There is no appetite for war in Iran.
Massive crowds of millions of Iranians had just come out for the funeral of Soleimani in a rare show of national unity for a society wounded by a brutal crackdown on recent anti-government protests. The grievances of the protesters have now taken a back seat in the face of a bigger external threat.
Various political factions have been calling for retaliation for what Iranians viewed as an act of war, and the Supreme Leader Ayatollah Ali Khamenei vowed harsh revenge.
While the country seems to be willing to hit back at the world's strongest army, there is also no appetite for a full-on war in Iran.
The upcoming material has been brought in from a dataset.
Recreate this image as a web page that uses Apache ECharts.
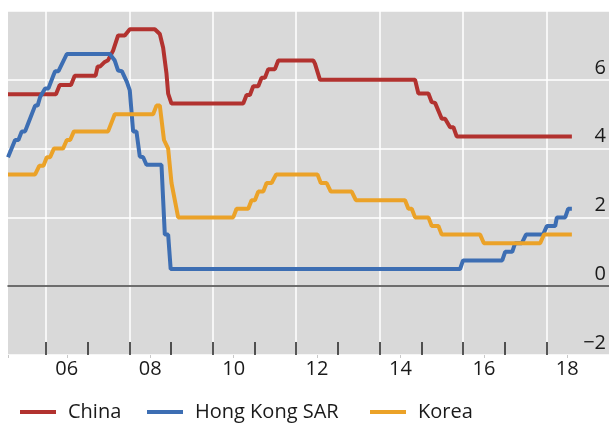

Memories of the eight-year war with Iraq in the 1980s are still well alive in Iran. A devastating war where hundreds of thousands of Iranians were killed, many border towns with Iraq were destroyed, and Kurdish villages were hit with chemical weapons by Saddam Hussain's army. Large portraits of the thousands of young "martyrs" of that war are still seen on city walls and every neighbourhood has a street named after one.
Iranians may be trying to conduct a high-profile yet low-casualty attack that can be portrayed as an appropriate retaliation for now, with the long-term goal of pushing American forces out of Iraq. So far it seems like that is the strategy.